The loss for RSNs has led to some often-spectacular gains for local broadcasters and for teams themselves in just the last two years. The Phoenix Suns moved their games from Bally Sports to Gray TV’s local stations and saw ratings rise 95% and even saw the pregame show ratings up 183%. Early in the last hockey season, Florida Panthers reported an increase of over 150% in their ratings as the games moved from Bally Sports Florida to the local Scripps stations (admittedly winning the Stanley Cup helped). Similar successes came to broadcasts of teams such the Utah Jazz and the Dallas Mavericks. All of this benefits the team owners who crave fan attention, engagement, and attendant revenues.
Given how little other than sports is a dependable ratings-grabber for any broadcasters, it would not surprise me at all to see a deal like this accelerate the competition for more local sports rights to shift to broadcasting.
Will we see more wars between major networks and affiliates?
It’s a distant memory in broadcasting that networks paid significant compensation to local independently owned stations for the “right” to have their programming carried by local stations for networks to sell the national ad spots. Today it’s a world where networks are constantly coming back to their local affiliates to pony up for their share of the massive money national networks spend on sports rights such as the NFL.
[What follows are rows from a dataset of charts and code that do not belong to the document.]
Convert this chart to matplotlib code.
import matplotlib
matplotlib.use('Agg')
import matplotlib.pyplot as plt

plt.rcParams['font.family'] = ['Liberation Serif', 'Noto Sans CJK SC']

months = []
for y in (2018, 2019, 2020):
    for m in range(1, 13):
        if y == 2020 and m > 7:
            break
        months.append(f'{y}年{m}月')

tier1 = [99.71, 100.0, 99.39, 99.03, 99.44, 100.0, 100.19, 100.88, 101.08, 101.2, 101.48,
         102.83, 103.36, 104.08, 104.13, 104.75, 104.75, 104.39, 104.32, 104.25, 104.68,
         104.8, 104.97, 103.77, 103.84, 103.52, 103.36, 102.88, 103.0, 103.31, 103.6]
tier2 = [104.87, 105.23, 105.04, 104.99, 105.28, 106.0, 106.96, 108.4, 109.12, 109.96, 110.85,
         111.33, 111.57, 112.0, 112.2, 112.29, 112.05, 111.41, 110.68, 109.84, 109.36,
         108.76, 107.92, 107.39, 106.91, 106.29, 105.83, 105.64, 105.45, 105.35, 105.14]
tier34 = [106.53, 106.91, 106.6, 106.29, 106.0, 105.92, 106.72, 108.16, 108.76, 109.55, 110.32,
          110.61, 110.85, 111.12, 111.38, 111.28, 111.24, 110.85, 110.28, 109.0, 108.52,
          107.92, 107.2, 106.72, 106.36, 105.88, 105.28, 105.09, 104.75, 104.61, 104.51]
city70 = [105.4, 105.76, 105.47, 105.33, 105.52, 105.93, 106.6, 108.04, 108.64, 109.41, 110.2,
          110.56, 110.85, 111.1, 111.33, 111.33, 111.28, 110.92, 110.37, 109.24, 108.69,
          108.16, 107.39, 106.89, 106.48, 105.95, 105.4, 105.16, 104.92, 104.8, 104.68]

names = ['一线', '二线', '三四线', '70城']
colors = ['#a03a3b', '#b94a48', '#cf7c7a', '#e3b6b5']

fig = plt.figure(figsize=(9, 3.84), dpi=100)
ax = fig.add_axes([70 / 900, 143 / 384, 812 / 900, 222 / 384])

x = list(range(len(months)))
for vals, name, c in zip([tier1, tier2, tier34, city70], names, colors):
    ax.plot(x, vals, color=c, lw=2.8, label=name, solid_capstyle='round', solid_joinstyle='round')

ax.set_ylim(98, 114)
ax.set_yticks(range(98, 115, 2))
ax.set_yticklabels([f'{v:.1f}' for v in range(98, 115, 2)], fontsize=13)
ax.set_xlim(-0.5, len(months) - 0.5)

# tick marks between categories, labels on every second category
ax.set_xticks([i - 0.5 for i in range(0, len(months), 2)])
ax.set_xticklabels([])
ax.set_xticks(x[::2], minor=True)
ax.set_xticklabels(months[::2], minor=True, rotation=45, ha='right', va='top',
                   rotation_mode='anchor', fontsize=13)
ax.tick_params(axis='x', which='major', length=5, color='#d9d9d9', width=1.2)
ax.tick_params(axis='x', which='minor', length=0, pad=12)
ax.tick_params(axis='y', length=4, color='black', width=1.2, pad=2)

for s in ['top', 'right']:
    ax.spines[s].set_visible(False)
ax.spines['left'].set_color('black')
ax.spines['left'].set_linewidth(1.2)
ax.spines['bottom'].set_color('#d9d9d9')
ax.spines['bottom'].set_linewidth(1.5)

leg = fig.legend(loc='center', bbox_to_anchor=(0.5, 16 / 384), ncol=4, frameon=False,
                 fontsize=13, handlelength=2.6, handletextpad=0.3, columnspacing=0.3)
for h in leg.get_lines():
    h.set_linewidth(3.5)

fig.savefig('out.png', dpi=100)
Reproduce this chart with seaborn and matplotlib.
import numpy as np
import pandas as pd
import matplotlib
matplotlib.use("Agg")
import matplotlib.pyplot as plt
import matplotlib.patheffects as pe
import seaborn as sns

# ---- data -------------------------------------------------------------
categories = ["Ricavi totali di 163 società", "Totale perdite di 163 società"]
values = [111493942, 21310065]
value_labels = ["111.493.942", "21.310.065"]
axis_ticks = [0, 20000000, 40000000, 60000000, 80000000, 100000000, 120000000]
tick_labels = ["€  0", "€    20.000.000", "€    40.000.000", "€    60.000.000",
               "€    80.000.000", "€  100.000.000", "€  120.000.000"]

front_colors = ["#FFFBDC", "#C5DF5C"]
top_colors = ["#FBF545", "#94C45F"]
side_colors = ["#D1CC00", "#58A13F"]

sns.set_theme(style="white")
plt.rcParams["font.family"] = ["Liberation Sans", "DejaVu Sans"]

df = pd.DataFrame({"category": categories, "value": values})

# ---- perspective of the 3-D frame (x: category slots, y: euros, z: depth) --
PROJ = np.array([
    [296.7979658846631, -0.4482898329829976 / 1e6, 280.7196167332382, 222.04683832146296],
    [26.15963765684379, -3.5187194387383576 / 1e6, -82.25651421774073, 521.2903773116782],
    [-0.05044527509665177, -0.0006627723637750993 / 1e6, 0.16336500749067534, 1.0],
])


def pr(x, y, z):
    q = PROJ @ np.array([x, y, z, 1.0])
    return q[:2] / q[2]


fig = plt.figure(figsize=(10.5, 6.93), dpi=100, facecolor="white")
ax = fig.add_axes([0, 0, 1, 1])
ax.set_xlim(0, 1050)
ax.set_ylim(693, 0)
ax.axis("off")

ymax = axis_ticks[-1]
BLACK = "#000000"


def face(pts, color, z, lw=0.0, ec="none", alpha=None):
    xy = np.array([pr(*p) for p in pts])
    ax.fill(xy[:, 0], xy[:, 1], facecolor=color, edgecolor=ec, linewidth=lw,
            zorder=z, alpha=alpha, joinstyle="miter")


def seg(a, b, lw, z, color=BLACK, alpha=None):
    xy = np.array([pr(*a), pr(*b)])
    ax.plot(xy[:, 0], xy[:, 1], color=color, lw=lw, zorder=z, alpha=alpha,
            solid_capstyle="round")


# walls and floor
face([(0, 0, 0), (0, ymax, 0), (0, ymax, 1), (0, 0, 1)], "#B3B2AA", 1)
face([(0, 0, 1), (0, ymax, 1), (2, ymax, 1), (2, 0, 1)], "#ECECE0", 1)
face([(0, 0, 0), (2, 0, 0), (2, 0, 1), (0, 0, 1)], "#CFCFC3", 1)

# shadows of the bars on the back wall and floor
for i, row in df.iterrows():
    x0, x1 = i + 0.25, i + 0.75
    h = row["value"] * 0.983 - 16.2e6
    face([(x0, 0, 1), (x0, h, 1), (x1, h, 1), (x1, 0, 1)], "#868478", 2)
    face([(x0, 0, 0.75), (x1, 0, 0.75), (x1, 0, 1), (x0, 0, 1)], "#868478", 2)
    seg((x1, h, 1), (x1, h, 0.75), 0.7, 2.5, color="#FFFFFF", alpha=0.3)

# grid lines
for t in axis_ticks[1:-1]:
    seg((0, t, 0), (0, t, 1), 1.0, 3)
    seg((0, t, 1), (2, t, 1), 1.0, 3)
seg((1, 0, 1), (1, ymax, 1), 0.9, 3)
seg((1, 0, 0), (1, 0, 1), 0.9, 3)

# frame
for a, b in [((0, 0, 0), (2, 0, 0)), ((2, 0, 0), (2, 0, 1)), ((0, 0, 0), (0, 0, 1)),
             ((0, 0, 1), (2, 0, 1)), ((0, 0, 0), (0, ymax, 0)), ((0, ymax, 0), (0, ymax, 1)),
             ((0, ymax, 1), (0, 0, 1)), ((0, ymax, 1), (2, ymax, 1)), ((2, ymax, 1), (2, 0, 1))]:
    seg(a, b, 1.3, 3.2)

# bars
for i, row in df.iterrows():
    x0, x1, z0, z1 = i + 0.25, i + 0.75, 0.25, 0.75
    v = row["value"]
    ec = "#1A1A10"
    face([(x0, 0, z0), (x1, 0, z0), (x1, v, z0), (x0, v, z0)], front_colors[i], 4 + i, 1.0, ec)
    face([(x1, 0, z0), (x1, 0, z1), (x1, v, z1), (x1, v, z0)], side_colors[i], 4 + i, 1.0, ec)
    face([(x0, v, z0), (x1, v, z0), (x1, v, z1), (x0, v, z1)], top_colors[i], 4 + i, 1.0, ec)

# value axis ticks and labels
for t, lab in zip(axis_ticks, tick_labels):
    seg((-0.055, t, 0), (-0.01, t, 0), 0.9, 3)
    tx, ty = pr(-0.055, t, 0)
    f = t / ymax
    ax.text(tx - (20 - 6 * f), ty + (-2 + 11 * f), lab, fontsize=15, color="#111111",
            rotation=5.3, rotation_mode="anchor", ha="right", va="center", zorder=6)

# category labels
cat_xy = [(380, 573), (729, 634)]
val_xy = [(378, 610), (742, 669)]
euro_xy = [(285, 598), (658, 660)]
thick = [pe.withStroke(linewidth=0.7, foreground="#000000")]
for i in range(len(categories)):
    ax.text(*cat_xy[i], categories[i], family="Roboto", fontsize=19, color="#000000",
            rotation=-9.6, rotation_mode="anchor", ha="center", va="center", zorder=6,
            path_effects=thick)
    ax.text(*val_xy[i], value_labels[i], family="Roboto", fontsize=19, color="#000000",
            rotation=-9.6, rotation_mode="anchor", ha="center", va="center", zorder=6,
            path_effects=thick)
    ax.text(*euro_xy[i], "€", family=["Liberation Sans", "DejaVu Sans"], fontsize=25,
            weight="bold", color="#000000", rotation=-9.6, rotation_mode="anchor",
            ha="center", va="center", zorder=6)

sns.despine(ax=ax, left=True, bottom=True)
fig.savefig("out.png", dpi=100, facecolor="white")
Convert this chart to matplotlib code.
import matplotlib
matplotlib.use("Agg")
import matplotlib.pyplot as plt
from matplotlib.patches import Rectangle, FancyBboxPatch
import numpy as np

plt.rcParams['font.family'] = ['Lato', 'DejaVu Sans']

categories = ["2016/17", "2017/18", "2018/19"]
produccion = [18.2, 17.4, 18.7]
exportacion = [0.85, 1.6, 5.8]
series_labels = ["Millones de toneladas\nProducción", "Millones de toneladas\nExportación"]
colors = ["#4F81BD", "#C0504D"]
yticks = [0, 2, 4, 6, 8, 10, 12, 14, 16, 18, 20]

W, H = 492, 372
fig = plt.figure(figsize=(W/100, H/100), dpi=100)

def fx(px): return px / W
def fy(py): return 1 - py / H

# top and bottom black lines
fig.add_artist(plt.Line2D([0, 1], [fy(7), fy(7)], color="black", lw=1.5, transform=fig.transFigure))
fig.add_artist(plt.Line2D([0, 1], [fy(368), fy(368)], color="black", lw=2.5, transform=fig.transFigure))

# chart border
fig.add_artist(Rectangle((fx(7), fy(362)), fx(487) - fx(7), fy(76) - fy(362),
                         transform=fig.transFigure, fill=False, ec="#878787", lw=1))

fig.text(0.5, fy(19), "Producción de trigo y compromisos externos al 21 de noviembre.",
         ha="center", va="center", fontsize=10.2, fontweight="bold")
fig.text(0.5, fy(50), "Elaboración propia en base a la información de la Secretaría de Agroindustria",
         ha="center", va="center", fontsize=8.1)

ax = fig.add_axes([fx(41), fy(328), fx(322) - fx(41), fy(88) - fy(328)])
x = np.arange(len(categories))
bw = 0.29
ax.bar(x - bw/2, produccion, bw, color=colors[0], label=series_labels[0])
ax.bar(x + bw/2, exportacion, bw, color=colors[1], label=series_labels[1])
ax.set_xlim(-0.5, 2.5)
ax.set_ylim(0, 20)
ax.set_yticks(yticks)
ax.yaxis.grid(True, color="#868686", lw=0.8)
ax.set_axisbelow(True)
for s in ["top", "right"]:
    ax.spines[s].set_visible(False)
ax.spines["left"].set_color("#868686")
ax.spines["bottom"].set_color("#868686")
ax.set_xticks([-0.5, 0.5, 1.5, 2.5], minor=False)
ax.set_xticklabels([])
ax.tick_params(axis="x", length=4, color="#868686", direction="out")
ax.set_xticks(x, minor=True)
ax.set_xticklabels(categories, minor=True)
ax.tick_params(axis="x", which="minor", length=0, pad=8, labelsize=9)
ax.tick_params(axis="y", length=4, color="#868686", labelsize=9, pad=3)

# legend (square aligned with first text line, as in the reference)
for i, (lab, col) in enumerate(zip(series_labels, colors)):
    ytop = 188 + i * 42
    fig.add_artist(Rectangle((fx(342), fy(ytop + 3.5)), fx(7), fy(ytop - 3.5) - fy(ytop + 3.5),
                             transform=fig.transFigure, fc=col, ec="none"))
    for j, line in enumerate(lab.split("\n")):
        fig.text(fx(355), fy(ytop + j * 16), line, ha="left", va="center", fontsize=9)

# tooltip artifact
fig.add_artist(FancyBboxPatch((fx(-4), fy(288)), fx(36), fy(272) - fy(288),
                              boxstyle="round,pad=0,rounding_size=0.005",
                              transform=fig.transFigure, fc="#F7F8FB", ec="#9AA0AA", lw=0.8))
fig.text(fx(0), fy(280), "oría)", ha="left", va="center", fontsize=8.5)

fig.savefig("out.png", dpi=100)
But it’s not an easy lift for many broadcasters to make those national payments in a generally declining linear TV marketplace. Back in 2018 in Boston, NBC and its local independent NBC station failed to reach an agreement to renew its affiliation agreement, and NBC’s owner Comcast created its own local affiliate on a different station. If a more powerful Nexstar balks at paying the affiliate fees required from its network partners such as NBC, ABC, CBS, and Fox, might any of those networks simply take matters into their own hands by seeking to partner with local cable operators and bypass their prior affiliates? It’s a vastly unpredictable world ahead for all.